Peak demand, conversely, is the single highest point of electricity consumption recorded within a specific time frame, such as a day, month, or year. It represents the maximum instantaneous electrical load that a utility or facility must be prepared to supply. Utilities often structure their billing to include "demand charges" based on this peak, as it dictates the maximum generation and transmission capacity they must maintain. While all electrical loads contribute to the overall demand, effective load management strategies specifically aim to reduce or shift peak demand to lower costs and reduce strain on the grid.

FAQs

What causes high electrical loads?

High electrical loads are typically caused by the simultaneous operation of many power-consuming devices, especially those with high wattage (e.g., large machinery, heating/cooling systems). Factors like extreme weather (leading to increased heating or air conditioning use) or industrial production cycles can also significantly increase electrical loads. Efficient load management strategies can help mitigate these spikes.

How do electrical loads impact costs?

Electrical loads directly impact utility bills through two main components: energy charges (based on total kilowatt-hours consumed) and demand charges (based on the highest power drawn during a billing period). High peak demand can significantly inflate bills, even if total energy consumption is moderate.

Can individuals manage their electrical loads?

Yes, individuals can manage their electrical loads by being mindful of when they use high-wattage appliances, such as washing machines, dryers, or dishwashers. Utilizing smart home devices, programmable thermostats, and participating in utility-sponsored demand response programs can help shift or reduce consumption during peak pricing periods, leading to lower utility bills.

What is the role of electrical loads in grid stability?

Electrical loads play a crucial role in grid stability because the supply of electricity must constantly match the demand (the electrical load). If demand exceeds supply, it can lead to voltage fluctuations, frequency imbalances, and potentially blackouts.
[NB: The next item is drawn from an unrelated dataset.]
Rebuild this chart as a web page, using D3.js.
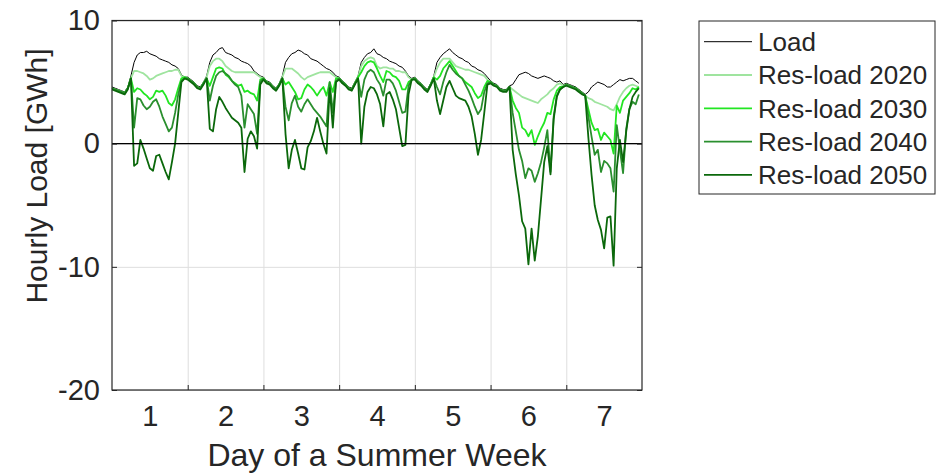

Effective load management and sophisticated smart grid technologies help maintain this delicate balance, ensuring a reliable power supply.

How do electrical loads relate to sustainability?

Managing electrical loads sustainably involves optimizing energy consumption to reduce overall environmental impact. This includes improving energy efficiency to lower greenhouse gas emissions associated with electricity generation, and integrating more renewable energy sources. By flattening demand curves and reducing reliance on fossil fuel "peaker" plants, better electrical load management contributes to a greener energy system.